Suddenly my seemingly normal evening seems anything but. Against a backdrop of cheering fans and jubilant announcers, it’s all I can do not to break down in mourning for the state of the world.
To avoid the trap of being mindlessly thankful for the blessings of the place where I live, I remember again how my citizenship makes me culpable in the American foreign policy that has made similar blessings unattainable elsewhere. Any serious study of American history highlights repeated violent incursions, foreign and domestic, that have had disastrous consequences for communities around the world.
For example, our 2003 invasion of Iraq contributed significantly to the destabilization of the region, transforming Iraqi life and planting seeds of Islamic extremism. “The Americans came,” an imprisoned ISIS fighter said in a recent interview with The Nation. “They took away Saddam, but they also took away our security. I didn’t like Saddam, we were starving then, but at least we didn’t have war. When you came here, the civil war started.” It isn’t difficult to see how our pre-emptive war has folded back into more violence around the world.
Unfortunately, this cycle of violence shows no sign of stopping. France has already started bombing the Syrian city of Raqqa, an ISIS stronghold whose residents have been terrorized by the extremist group and whose neighborhoods have been bombed repeatedly over the past several months by Syrian, American, and Russian warplanes. And ISIS will, no doubt, continue to wreak their own havoc in as many places as they can, terrorizing Muslims, Christians and others.
The old law of an eye for an eye leaves everybody blind.
There has to be another way; the cycle of violence needs to be broken somewhere by someone. “The old law of an eye for an eye leaves everybody blind,” wrote Martin Luther King, Jr., in Stride Toward Freedom, echoing Gandhi. Following Jesus’ dictum, I would do well to examine the log in my own eye before proceeding.
The roots of our problem of violence run deep in our national mythology. Our collective historical amnesia, discomfort with our involvement in questionable tactics, and unwillingness to wrestle with alternative options leaves us unable to make meaningful changes personally or corporately. From where I’m sitting tonight, we’re quite comfortable with the way things are.
As I watch the football game progress, I participate in a liturgy of gratitude for our military prowess. Matter-of-fact pronouncements from announcers, teams donning camouflage apparel, patriotic advertisements: I am repeatedly invited to give thanks for those who fight to give us the freedoms we enjoy. This basic mythology is predicated on the idea that we have to be fighting someone somewhere in order to maintain our way of life, because new threats lie around every corner.
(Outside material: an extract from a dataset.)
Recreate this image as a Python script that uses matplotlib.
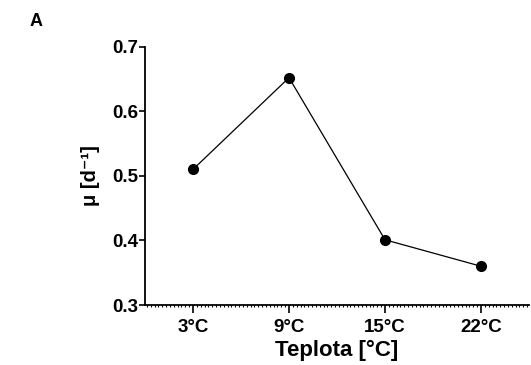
import matplotlib
matplotlib.use('Agg')
import matplotlib.pyplot as plt
from matplotlib.ticker import MultipleLocator

# data
temps = ['3°C', '9°C', '15°C', '22°C']
mu = [0.51, 0.652, 0.401, 0.360]
y_ticks = [0.3, 0.4, 0.5, 0.6, 0.7]

plt.rcParams['font.family'] = ['Liberation Sans', 'DejaVu Sans']
plt.rcParams['font.weight'] = 'bold'

fig = plt.figure(figsize=(5.31, 3.65), dpi=100)
ax = fig.add_axes([145 / 531, 1 - 305 / 365, 384 / 531, (305 - 46.7) / 365])

x = list(range(len(temps)))
ax.plot(x, mu, color='black', lw=0.9, marker='o', ms=7,
        mfc='black', mec='black', clip_on=False, zorder=3)

ax.set_xlim(-0.5, 3.5)
ax.set_ylim(0.3, 0.7)
ax.set_xticks(x)
ax.set_xticklabels(temps)
ax.set_yticks(y_ticks)
ax.set_yticklabels([f'{v:.1f}' for v in y_ticks])

# dense little ticks under the x axis, like the original export
ax.xaxis.set_minor_locator(MultipleLocator(0.04))
ax.tick_params(axis='x', which='minor', length=1.5, width=0.8, color='black')

for s in ['top', 'right']:
    ax.spines[s].set_visible(False)
ax.spines['left'].set_linewidth(1.3)
ax.spines['bottom'].set_linewidth(1.3)

ax.tick_params(axis='y', which='major', length=4, width=1.2, labelsize=13.5, pad=1)
ax.tick_params(axis='x', which='major', length=6, width=1.2, labelsize=13.5, pad=4)

ax.set_xlabel('Teplota [°C]', fontsize=16, fontweight='bold', labelpad=3)
ax.set_ylabel('μ [d⁻¹]', fontsize=14.5, fontweight='bold', labelpad=9)

fig.text(30 / 531, 1 - 26 / 365, 'A', fontsize=13, fontweight='bold')

fig.savefig('out.png', dpi=100, facecolor='white')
On the assumption that flourishing for all is simply not possible, we play out a zero sum game in which only a few can receive the “privileges” of human dignity, a safe place to live, meaningful and sustaining work to do, and space for building community.
This myth of redemptive violence doesn’t hold up to serious scrutiny. First, it’s a difficult argument to make in terms of strategies and tactics. Since World War II, the U.S. has engaged in military activities all over the world with very few successes and many unintended consequences. Many of the threats over the last century have been self-inflicted as we’ve created new cycles of violence. Along the way, we have sacrificed far too many lives at this altar, including those in our own military, both during and after conflicts. We’ve come to assume that the toll paid by our neighbors in places like Vietnam, Argentina, and Iraq as they try to make a home amid the chaos we created is simply the price for our freedom.
This mythology is shaping our story in profoundly distorted ways. Does the military really give us our freedom? The founding documents of our nation suggest that our unalienable rights were endowed by our creator, which is a much different story. In the most spacious reading of the Declaration of Independence, everyone in the world is created equal and should be able to pursue a vision of the good life. In my tradition, we understand that all good gifts come from God. My freedom isn’t secured by inflicting pain on others; my freedom is secured by Christ who took the violence of the world upon himself in order to break the cycle and demonstrate another way for living life together on this earth—and I am called to emulate his model of self-sacrifice. Reconsidering and reinterpreting our foundational stories opens up space to imagine a different kind of action. Suddenly, violence isn’t the guarantor of peace for some; instead, peace for all is possible.
Many will suggest that this is all idealistic bullshit. But what has all of the violence we’ve inflicted on the world done for us but create more violence? What is the burden of proof on those who would claim the effectiveness of violence? Where does the violence end? In the middle of the spiral, it’s difficult to see a way out. But all over the world, peacemakers who long for universal flourishing have been imagining new ways forward without violence. We would do well to look for these folks and support them in whatever ways we can. It is difficult work and there are many heart-wrenching setbacks, but it is the only hope for a lasting peace for all.
Because life is not a football game in which one side has to lose so that the other side can win, and it is not, as Sunday Night Football might have me believe, an inevitable, never ending war.